8: The file should look the same but without any alphabetical index markers.
(Your index formatting is still there, though)
9: Go to where your alphabetical index is located, right click on it and
select "Update Index/Table"
the referenced pages and manually delete them. Apparently, some of the
indexes are embedded in others and aren't found by the sed command above.
   I didn't bother to try figuring out how or why that happened. I had
several hundred markers, of which only five weren't removed.
B: Now, go back to the index and select Edit Index/Table, then File | Open.
C: Select the original concordance file (assuming you have it set up how you
want it), and let Writer go do its thing.
D: You now have a "clean" document with no duplicate index entries.
E: LOOK AT IT CAREFULLY, of course, before replacing your original. The
document I tried this on was over four hundred pages with lots of tables,
graphics and so forth, and I found no problems, but it's up to you to
determine if everything is ok.

I hope this helps any others who might be using alphabetic indexes.

Michael_Reich · January 28, 2014, 7:05pm

Thanks for this work-around. I think it will also work on Mac OSX as it
includes sed in Terminal.
I will try it as soon as I get a chance.

pbw · January 29, 2014, 5:14am

I've asked a question on this list about soffice, and this topic is the reason I was asking.

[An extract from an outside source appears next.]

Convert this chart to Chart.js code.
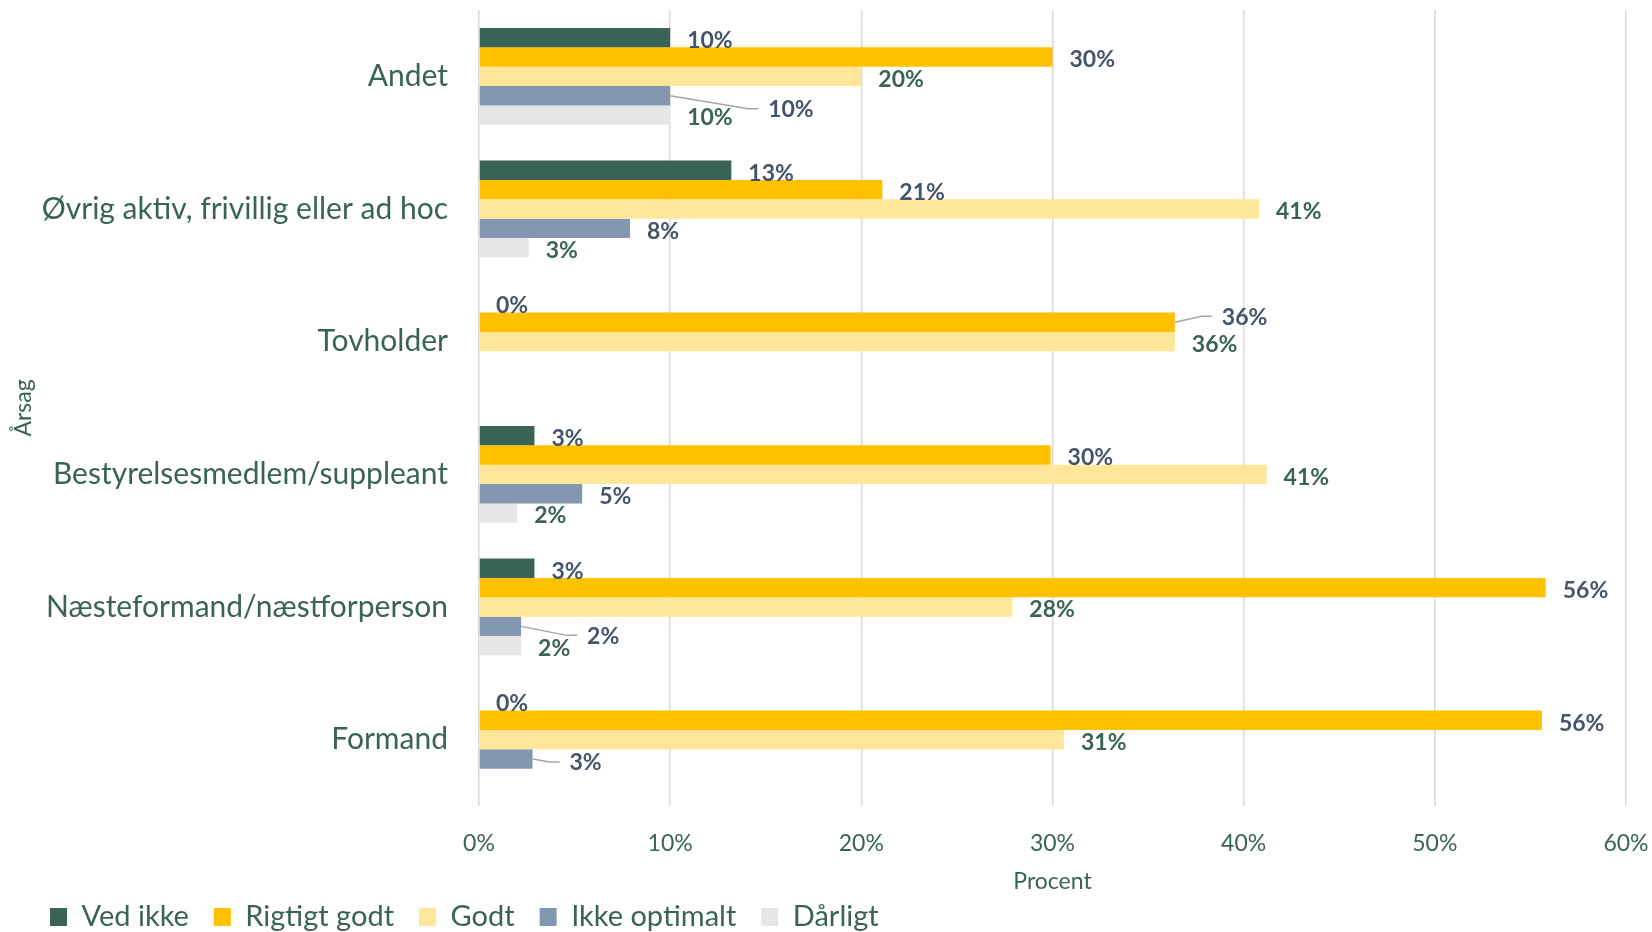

Let's say we can use the command line to 1) convert an .odt to an .fodt file, and 2) to convert it back again.

If so, I can write a script that uses soffice to do
1) as above
perl -e .... # perform the text substitutions
2) as above to re-establish the modified .odt file.

Peter West
"Other seed fell among thorns, and the thorns grew up and choked it..."

CVAlkan · January 29, 2014, 1:23pm

Peter:

I mentioned sed and grep, but don't see any reason why perl couldn't be used
as well. If you test this and it works, please post back to give others
another option.

BUT: my sed command only removed the markers from the fodt. As I mentioned I
was unable to convert the odt to an fodt (essentially uncompressing the odt
to readable xml) using the unzip capability of my OS (as I'm pretty sure
could be done with earlier open office documents).

Since LO can easily write and read fodt files, though, it really wasn't
necessary to do any file format conversion, and I didn't bother spending the
time to figure out how to do everything in one shot.

Frank

pbw · February 4, 2014, 5:44am

Hi Frank,

Finally got back to this. Can you check this for me against an .fodt file, please?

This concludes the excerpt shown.